THE high-profile anti-graft campaign brought down a series of high ranking officials in 2006, of whom nine provincial or ministerial-level officials were jailed, chief justice Xiao Yang said yesterday.
A total of 825 convicted government officials above the county level were sentenced last year, Xiao, president of the Supreme People’s Court (SPC), said in a work report to the annual session of the National People’s Congress (NPC).
“Of the convicted, nine were provincial or ministerial-level officials and 92 were at the prefecture level,” he said.
One of the most notorious convicted officials in 2006 was Ding Xinfa, a former provincial procurator general of eastern Jiangxi Province, who was sentenced to 17 years for bribery and embezzlement.
The disgraced list also included Li Dachang, former vice governor of southwestern Sichuan Province, who was sentenced to seven years in prison for power abuse.

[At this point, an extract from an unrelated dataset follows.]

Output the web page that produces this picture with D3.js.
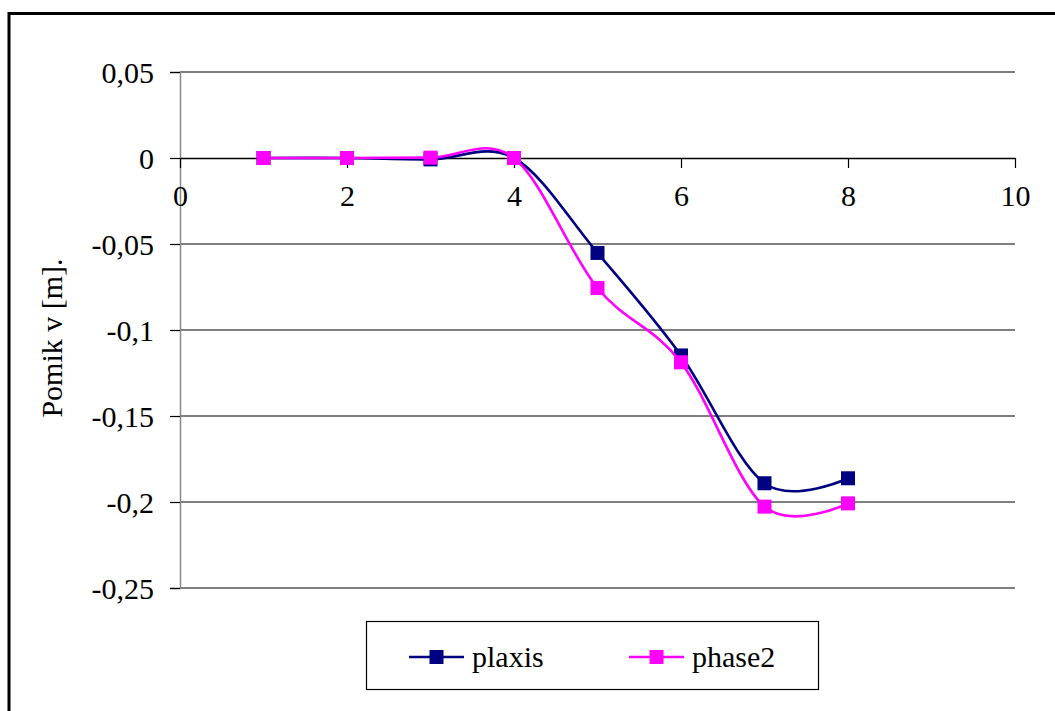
<!DOCTYPE html>
<html>
<head>
<meta charset="utf-8">
<script src="https://cdn.jsdelivr.net/npm/d3@7"></script>
<style>
  html, body { margin: 0; padding: 0; background: #fff; }
  svg { display: block; }
  text { font-family: "Liberation Serif", "Times New Roman", serif; fill: #000; }
</style>
</head>
<body>
<svg id="chart" width="1055" height="711"></svg>
<script>
// Measurement points and vertical displacements
const points = [1, 2, 3, 4, 5, 6, 7, 8];
const plaxis = [0, 0, -0.0008, 0, -0.0552, -0.1148, -0.1891, -0.1862];
const phase2 = [0, 0, 0.0002, 0, -0.0756, -0.1188, -0.2027, -0.2008];
const xTicks = [0, 2, 4, 6, 8, 10];
const yTicks = [0.05, 0, -0.05, -0.1, -0.15, -0.2, -0.25];
const seriesNames = ["plaxis", "phase2"];
const seriesColors = ["#000080", "#FF00FF"];
const yTitle = "Pomik v [m].";

const svg = d3.select("#chart");
const fmt = v => String(v).replace(".", ",");

const x = d3.scaleLinear().domain([0, 10]).range([180, 1015]);
const y = d3.scaleLinear().domain([-0.25, 0.05]).range([588, 72]);

// Outer frame (only top and left edges fall inside the view)
svg.append("path")
  .attr("d", "M9,711 V13.5 H1055")
  .attr("fill", "none").attr("stroke", "#000").attr("stroke-width", 3);

// Horizontal gridlines
svg.append("g").selectAll("line")
  .data(yTicks.filter(d => d !== 0))
  .join("line")
  .attr("x1", x(0)).attr("x2", x(10))
  .attr("y1", d => y(d)).attr("y2", d => y(d))
  .attr("stroke", "#000").attr("stroke-width", 1.2);

// Y axis (gray line, ticks to the left)
const yAxis = d3.axisLeft(y).tickValues(yTicks).tickSize(10).tickPadding(16).tickFormat(fmt);
const gy = svg.append("g").attr("transform", `translate(${x(0)},0)`).call(yAxis);
gy.select(".domain").attr("stroke", "#888").attr("stroke-width", 1.5);
gy.selectAll(".tick line").attr("stroke", "#000").attr("stroke-width", 1.2);
gy.selectAll(".tick text")
  .attr("font-size", 30).attr("font-family", "Liberation Serif").attr("fill", "#000")
  .attr("dy", "0.34em");

// X axis along y = 0, ticks pointing down
const xAxis = d3.axisBottom(x).tickValues(xTicks).tickSize(10).tickPadding(24).tickSizeOuter(0);
const gx = svg.append("g").attr("transform", `translate(0,${y(0)})`).call(xAxis);
gx.select(".domain").attr("stroke", "#000").attr("stroke-width", 1.5);
gx.selectAll(".tick line").attr("stroke", "#000").attr("stroke-width", 1.2);
gx.selectAll(".tick text")
  .attr("font-size", 30).attr("font-family", "Liberation Serif").attr("fill", "#000")
  .attr("dy", "0.45em");

// Y axis title
svg.append("text")
  .attr("transform", `translate(62,338) rotate(-90)`)
  .attr("text-anchor", "middle")
  .attr("font-size", 30)
  .text(yTitle);

// Smoothed series lines with square markers
const line = d3.line()
  .x(d => x(d[0])).y(d => y(d[1]))
  .curve(d3.curveCatmullRom.alpha(0));

const series = [plaxis, phase2];
series.forEach((vals, i) => {
  const data = points.map((p, j) => [p, vals[j]]);
  svg.append("path")
    .datum(data)
    .attr("d", line)
    .attr("fill", "none")
    .attr("stroke", seriesColors[i])
    .attr("stroke-width", 2.6);
  svg.append("g").selectAll("rect")
    .data(data)
    .join("rect")
    .attr("x", d => x(d[0]) - 7)
    .attr("y", d => y(d[1]) - 7)
    .attr("width", 14).attr("height", 14)
    .attr("fill", seriesColors[i]);
});

// Legend
const lg = svg.append("g");
lg.append("rect")
  .attr("x", 366.5).attr("y", 621.5).attr("width", 452).attr("height", 68)
  .attr("fill", "#fff").attr("stroke", "#000").attr("stroke-width", 1.2);
const legendX = [409, 629];
seriesNames.forEach((name, i) => {
  const lx = legendX[i], ly = 657;
  lg.append("line")
    .attr("x1", lx).attr("x2", lx + 55).attr("y1", ly).attr("y2", ly)
    .attr("stroke", seriesColors[i]).attr("stroke-width", 2.6);
  lg.append("rect")
    .attr("x", lx + 27.5 - 7).attr("y", ly - 7).attr("width", 14).attr("height", 14)
    .attr("fill", seriesColors[i]);
  lg.append("text")
    .attr("x", lx + 63).attr("y", ly + 10)
    .attr("font-size", 30)
    .text(name);
});
</script>
</body>
</html>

In the most recent case, Xing Xiaoming, a former official of the finance department under the Ministry of Finance, was sentenced to nine years in prison for taking bribes, the Beijing Times reported yesterday.
Xing is the third official from the department to be sentenced for corruption after Xu Fangming, department head, and Wang Rui, Xing’s deputy.
Xing’s boss Xu was sentenced to life imprisonment last September for obtaining more than 2.14 million yuan (US$267,500) in bribes, while Wang was sentenced to 10 years in prison.
Chinese courts heard 23,733 cases of embezzlement, bribery and dereliction of duty in 2006, among which 8,310 were bribery cases involving government officials, according to Xiao’s report.
In a separate report delivered to nearly 3,000 lawmakers, top prosecutor Jia Chunwang said enhancing crackdown on job-related crimes was one of the priorities of the country’s procuratorial bodies in 2006.
The procuratorial authorities placed 33,668 cases on file for investigation for corruption, bribery and other job-related crimes in 2006. (Xinhua)
CHINA will launch a national corruption prevention bureau this year, a chief discipline inspector with the Communist Party of China (CPC) said Monday, as the country pursues its drive against graft.
Xia Zanzhong, deputy chief of the Central Commission for Discipline Inspection of the CPC and a deputy to the National People’s Congress (NPC), said the plan to set up such a bureau had been approved by the State Commission Office for Public Sector Reform, without specifying when it will be established.
According to Xia, the framework of the bureau has been established and such bureaus will be set up at provincial level in the future.
The bureau is set to strengthen anti-graft education for officials, bolster the legal system’s ability to tackle corruption, and help to better monitor the use and abuse of power. The bureau will work under the guidance of the Ministry of Supervision.